[START OF COLLECTED MATERIAL]
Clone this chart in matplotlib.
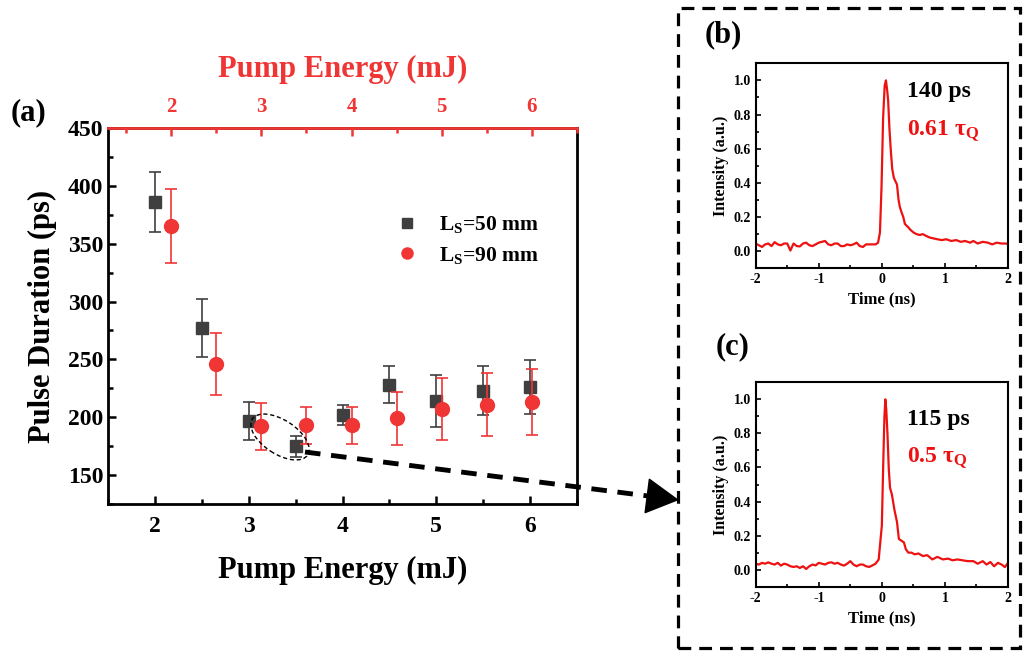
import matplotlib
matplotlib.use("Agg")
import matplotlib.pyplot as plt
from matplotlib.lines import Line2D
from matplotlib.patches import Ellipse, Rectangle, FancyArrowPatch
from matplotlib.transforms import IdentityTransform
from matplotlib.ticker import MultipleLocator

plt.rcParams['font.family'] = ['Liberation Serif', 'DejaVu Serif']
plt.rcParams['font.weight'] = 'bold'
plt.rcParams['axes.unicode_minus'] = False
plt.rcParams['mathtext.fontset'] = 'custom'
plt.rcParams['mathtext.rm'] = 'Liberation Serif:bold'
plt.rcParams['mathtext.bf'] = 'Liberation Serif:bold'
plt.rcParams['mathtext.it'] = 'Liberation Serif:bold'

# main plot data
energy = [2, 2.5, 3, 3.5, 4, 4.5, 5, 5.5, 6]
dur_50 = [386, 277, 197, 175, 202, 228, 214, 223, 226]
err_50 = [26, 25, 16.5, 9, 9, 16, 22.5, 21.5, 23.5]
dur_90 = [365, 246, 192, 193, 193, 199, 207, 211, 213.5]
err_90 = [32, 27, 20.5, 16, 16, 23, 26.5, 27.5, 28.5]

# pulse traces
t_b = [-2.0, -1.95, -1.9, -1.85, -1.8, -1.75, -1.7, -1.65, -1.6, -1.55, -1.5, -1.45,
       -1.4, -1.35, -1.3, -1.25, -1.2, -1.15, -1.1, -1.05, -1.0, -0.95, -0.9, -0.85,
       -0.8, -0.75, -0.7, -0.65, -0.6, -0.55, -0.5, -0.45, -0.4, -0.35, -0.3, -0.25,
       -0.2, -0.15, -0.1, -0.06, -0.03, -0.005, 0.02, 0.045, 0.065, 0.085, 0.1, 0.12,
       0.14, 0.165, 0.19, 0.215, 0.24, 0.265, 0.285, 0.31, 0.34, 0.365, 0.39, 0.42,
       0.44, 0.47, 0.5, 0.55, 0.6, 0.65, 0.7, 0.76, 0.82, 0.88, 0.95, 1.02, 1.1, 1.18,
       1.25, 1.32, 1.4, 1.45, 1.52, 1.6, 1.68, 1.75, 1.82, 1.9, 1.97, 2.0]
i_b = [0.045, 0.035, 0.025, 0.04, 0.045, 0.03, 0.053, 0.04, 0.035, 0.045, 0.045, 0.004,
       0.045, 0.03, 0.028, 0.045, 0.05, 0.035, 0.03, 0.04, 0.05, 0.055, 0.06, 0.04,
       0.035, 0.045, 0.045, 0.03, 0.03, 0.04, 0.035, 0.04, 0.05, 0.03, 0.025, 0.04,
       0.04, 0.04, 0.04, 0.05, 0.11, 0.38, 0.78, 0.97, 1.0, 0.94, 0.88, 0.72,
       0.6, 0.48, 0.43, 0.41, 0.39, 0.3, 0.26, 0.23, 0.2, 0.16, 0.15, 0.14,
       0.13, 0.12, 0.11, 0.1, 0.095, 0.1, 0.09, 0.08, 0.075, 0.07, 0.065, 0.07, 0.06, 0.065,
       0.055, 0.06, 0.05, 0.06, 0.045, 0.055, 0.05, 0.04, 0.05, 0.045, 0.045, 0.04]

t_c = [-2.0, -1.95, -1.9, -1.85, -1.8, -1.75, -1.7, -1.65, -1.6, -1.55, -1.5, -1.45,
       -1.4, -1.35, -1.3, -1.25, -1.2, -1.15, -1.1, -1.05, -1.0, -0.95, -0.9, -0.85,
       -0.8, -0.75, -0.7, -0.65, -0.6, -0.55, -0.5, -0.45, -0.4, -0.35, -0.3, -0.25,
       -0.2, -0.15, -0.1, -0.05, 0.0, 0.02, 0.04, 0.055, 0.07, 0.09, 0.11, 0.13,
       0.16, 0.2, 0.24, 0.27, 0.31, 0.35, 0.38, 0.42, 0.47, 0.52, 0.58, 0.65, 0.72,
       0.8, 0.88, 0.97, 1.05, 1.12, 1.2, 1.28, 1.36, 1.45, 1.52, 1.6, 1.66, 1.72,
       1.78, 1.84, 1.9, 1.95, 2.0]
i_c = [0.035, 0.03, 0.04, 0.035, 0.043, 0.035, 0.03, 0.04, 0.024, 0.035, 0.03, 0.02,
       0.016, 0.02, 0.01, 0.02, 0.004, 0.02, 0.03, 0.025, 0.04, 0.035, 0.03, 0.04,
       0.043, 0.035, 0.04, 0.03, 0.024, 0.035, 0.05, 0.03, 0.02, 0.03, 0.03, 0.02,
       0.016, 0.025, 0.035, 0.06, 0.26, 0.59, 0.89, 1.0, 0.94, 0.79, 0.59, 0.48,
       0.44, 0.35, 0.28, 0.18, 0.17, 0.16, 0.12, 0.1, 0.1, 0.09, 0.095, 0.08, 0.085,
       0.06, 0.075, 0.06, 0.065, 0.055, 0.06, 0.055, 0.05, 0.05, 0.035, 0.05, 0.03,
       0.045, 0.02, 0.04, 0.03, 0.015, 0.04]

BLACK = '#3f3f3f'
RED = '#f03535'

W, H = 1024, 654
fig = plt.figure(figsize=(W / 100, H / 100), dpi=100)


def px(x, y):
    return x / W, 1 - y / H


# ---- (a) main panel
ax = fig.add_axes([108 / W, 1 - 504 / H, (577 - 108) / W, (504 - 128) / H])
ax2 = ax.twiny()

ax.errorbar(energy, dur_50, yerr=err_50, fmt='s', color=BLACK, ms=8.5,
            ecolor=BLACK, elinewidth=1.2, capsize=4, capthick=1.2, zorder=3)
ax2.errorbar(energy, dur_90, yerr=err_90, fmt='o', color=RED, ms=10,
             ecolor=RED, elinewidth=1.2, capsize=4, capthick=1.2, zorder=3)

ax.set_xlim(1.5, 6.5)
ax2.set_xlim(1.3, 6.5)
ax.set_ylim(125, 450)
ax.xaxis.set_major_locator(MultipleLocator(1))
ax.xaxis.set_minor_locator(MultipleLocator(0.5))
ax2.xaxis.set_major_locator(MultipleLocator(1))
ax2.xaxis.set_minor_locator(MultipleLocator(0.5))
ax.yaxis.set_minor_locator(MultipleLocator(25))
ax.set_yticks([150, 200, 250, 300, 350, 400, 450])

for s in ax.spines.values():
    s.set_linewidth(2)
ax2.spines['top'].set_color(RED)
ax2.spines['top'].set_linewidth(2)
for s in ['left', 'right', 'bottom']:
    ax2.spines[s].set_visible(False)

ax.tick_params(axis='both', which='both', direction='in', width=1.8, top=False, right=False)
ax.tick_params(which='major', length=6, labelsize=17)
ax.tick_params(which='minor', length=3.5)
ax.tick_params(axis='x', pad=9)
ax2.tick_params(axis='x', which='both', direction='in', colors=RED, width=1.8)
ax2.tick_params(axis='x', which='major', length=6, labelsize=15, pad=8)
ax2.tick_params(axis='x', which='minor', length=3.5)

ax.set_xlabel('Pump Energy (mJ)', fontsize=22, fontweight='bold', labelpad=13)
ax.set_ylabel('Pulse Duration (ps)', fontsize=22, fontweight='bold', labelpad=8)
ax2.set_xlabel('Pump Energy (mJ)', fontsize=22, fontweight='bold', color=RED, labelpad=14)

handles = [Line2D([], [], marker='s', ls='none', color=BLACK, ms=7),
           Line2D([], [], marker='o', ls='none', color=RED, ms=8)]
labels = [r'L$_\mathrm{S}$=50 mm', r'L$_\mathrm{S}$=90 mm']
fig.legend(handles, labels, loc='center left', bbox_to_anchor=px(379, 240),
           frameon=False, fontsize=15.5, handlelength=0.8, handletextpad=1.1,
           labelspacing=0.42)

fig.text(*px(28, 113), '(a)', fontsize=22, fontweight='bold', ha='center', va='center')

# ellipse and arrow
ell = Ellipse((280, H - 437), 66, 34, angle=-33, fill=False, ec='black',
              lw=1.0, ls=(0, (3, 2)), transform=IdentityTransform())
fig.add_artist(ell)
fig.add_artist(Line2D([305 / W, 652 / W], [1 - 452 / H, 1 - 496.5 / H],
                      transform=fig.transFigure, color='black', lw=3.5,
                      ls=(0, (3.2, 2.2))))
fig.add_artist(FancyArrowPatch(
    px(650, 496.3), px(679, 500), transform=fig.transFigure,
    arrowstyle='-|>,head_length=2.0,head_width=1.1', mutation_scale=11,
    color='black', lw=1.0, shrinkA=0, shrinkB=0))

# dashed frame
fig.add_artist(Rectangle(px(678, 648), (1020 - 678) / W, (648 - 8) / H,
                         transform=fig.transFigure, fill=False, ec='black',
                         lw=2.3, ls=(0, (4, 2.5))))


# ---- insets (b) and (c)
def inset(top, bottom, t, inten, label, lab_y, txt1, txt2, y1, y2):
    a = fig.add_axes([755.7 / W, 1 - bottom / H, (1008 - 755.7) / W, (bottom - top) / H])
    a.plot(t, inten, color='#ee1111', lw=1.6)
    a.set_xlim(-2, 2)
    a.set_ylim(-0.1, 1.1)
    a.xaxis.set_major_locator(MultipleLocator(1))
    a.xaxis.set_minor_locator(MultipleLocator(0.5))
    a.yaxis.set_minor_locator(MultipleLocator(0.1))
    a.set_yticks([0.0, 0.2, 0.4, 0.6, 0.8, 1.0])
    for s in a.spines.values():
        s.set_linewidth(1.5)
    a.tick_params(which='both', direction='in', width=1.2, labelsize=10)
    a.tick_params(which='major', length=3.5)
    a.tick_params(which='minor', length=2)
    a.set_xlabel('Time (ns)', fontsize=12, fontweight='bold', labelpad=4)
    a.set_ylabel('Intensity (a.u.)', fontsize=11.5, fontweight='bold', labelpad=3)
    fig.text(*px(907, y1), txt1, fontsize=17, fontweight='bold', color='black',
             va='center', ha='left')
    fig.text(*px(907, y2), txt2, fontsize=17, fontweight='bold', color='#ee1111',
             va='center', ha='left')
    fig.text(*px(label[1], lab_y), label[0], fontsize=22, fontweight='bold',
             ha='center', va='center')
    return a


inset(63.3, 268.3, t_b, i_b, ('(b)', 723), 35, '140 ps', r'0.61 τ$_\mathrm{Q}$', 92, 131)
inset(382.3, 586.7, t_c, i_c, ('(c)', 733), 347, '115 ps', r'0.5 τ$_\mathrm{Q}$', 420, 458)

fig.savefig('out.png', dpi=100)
[END OF COLLECTED MATERIAL]
Copy nothing but the lines from the top of the data down to the line containing "err_90 = [32, 27, 20.5, 16, 16, 23, 26.5, 27.5, 28.5]", and leave the pictures out.

Clone this chart in matplotlib.
import matplotlib
matplotlib.use("Agg")
import matplotlib.pyplot as plt
from matplotlib.lines import Line2D
from matplotlib.patches import Ellipse, Rectangle, FancyArrowPatch
from matplotlib.transforms import IdentityTransform
from matplotlib.ticker import MultipleLocator

plt.rcParams['font.family'] = ['Liberation Serif', 'DejaVu Serif']
plt.rcParams['font.weight'] = 'bold'
plt.rcParams['axes.unicode_minus'] = False
plt.rcParams['mathtext.fontset'] = 'custom'
plt.rcParams['mathtext.rm'] = 'Liberation Serif:bold'
plt.rcParams['mathtext.bf'] = 'Liberation Serif:bold'
plt.rcParams['mathtext.it'] = 'Liberation Serif:bold'

# main plot data
energy = [2, 2.5, 3, 3.5, 4, 4.5, 5, 5.5, 6]
dur_50 = [386, 277, 197, 175, 202, 228, 214, 223, 226]
err_50 = [26, 25, 16.5, 9, 9, 16, 22.5, 21.5, 23.5]
dur_90 = [365, 246, 192, 193, 193, 199, 207, 211, 213.5]
err_90 = [32, 27, 20.5, 16, 16, 23, 26.5, 27.5, 28.5]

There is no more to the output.